The 20-year war in Afghanistan is often spoken of as a well-intentioned failure. In fact, it was a major crime originating in bloodlust and an indifference to Afghan lives. The U.S. bears a major responsibility for the present suffering of Afghans and has an obligation to undo the damage it has inflicted.
By Nathan J. Robinson and Noam Chomsky, Current Affairs
“the oppressed people of Afghanistan will know the generosity of America and our allies.” — George W. Bush, oct. 7, 2001
The 9/11 attacks could have been dealt with as a crime. This would have been sane and consistent with precedent. When lawbreaking occurs, we seek the perpetrators, rather than starting wars with unrelated parties. When the IRA set off bombs in London, nobody called for air strikes on West Belfast (or on Boston, where a great deal of IRA funding came from). When the Oklahoma City bombing was found to have been perpetrated by a white supremacist associated with ultra-right militias, there was no call to obliterate Idaho or Montana. Instead, the attacker was searched for, found, apprehended, brought to court, found guilty, and sentenced.
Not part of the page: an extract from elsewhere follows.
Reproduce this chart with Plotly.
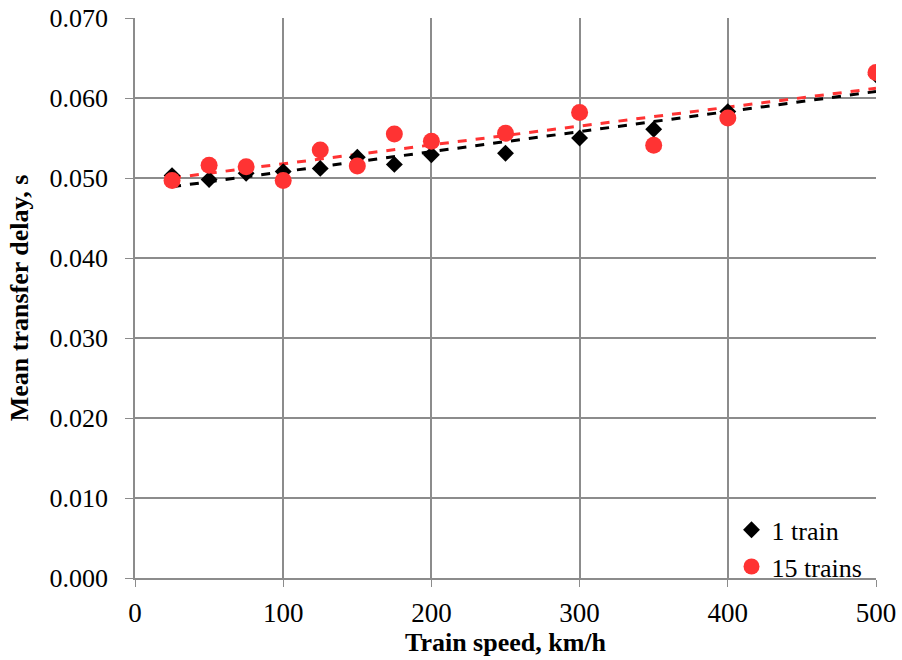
import numpy as np
import plotly.graph_objects as go

speed = [25, 50, 75, 100, 125, 150, 175, 200, 250, 300, 350, 400, 500]
one_train = [0.0503, 0.0498, 0.0506, 0.0508, 0.0512, 0.0526, 0.0517, 0.0529, 0.0531, 0.0550, 0.0561, 0.0583, 0.0629]
fifteen_trains = [0.0497, 0.0516, 0.0514, 0.0497, 0.0535, 0.0515, 0.0555, 0.0546, 0.0556, 0.0582, 0.0541, 0.0575, 0.0632]
y_ticks = [0.000, 0.010, 0.020, 0.030, 0.040, 0.050, 0.060, 0.070]
x_ticks = [0, 100, 200, 300, 400, 500]

FONT = "Liberation Serif"
RED = "#FF3333"
GRID = "#8c8c8c"

fig = go.Figure()

def trend(x, y):
    k, b = np.polyfit(x, y, 1)
    xs = np.array([min(x), max(x)])
    return xs, k * xs + b

tx, ty = trend(speed, one_train)
fig.add_trace(go.Scatter(x=tx, y=ty, mode="lines", showlegend=False,
                         line=dict(color="black", width=3, dash="dash")))
tx2, ty2 = trend(speed, fifteen_trains)
fig.add_trace(go.Scatter(x=tx2, y=ty2, mode="lines", showlegend=False,
                         line=dict(color=RED, width=3, dash="dash")))

fig.add_trace(go.Scatter(x=speed, y=one_train, mode="markers", name="1 train",
                         marker=dict(symbol="diamond", color="black", size=13)))
fig.add_trace(go.Scatter(x=speed, y=fifteen_trains, mode="markers", name="15 trains",
                         marker=dict(symbol="circle", color=RED, size=17)))

fig.update_layout(
    width=902, height=660,
    margin=dict(l=135, r=26, t=18, b=82),
    paper_bgcolor="white", plot_bgcolor="white",
    font=dict(family=FONT, size=26, color="black"),
    legend=dict(x=0.805, y=-0.022, xanchor="left", yanchor="bottom",
                bgcolor="rgba(0,0,0,0)", font=dict(family=FONT, size=26),
                tracegroupgap=0, itemwidth=30),
    showlegend=True,
)
fig.update_xaxes(range=[0, 500], tickmode="array", tickvals=x_ticks,
                 showgrid=True, gridcolor=GRID, gridwidth=1.5,
                 showline=True, linecolor=GRID, linewidth=1.5,
                 ticks="outside", ticklen=7, tickcolor=GRID,
                 zeroline=False, ticklabelstandoff=3, ticklabeloverflow="allow",
                 automargin=False,
                 title=dict(text="<b>Train speed, km/h</b>", font=dict(family=FONT, size=26), standoff=0),
                 tickfont=dict(family=FONT, size=27))
fig.update_yaxes(range=[0, 0.07], tickmode="array", tickvals=y_ticks,
                 ticktext=[f"{v:.3f}" for v in y_ticks],
                 showgrid=True, gridcolor=GRID, gridwidth=1.5,
                 showline=True, linecolor=GRID, linewidth=1.5,
                 ticks="outside", ticklen=8, tickcolor=GRID,
                 zeroline=False, ticklabeloverflow="allow", ticklabelstandoff=12,
                 automargin=False,
                 title=dict(text="<b>Mean transfer delay, s</b>", font=dict(family=FONT, size=26), standoff=13),
                 tickfont=dict(family=FONT, size=26))

fig.write_html("out.html", config={"displayModeBar": False},
               post_script="document.body.style.margin='0';")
This was not the approach taken by the Bush administration. Rather than seek out and punish the guilty—and only the guilty—it swiftly launched a “global war on terror” that led to the deaths of millions.1
After the attacks, the Bush administration demanded that the Taliban immediately hand over Osama bin Laden to the United States. The Taliban, in response, offered to put bin Laden on trial, if the United States provided evidence of his guilt. Bush refused. Nor did he consider the Taliban’s offer to give up bin Laden to a neutral third country. His demand, he said, was nonnegotiable. He would not provide the requested evidence (in fact, he had none at the time). He would not enter into talks. Historian Carter Malkasian notes that Bush “did not instruct Powell to open a line to the Taliban to work things out, which would have been the normal diplomatic course of action to avoid a war.”
In fact, long before 9/11, the Taliban had reached out to the United States and offered to put Bin Laden on trial under the supervision of a “neutral international organization,” but the United States government showed no interest and did not respond. Milton Bearden, a CIA station chief who oversaw U.S. covert operations in Afghanistan in the 1980s, told the Washington Post after 9/11 that the Taliban had long been signaling to the United States that they “wanted to get rid of” bin Laden, and probably “set up bin Laden for capture by the United States” but the United States responded to the signals with threats. Relations between the Taliban and bin Laden’s Al Qaeda were, in fact, “deeply contentious,” and the Taliban had repeatedly placed bin Laden under house arrest.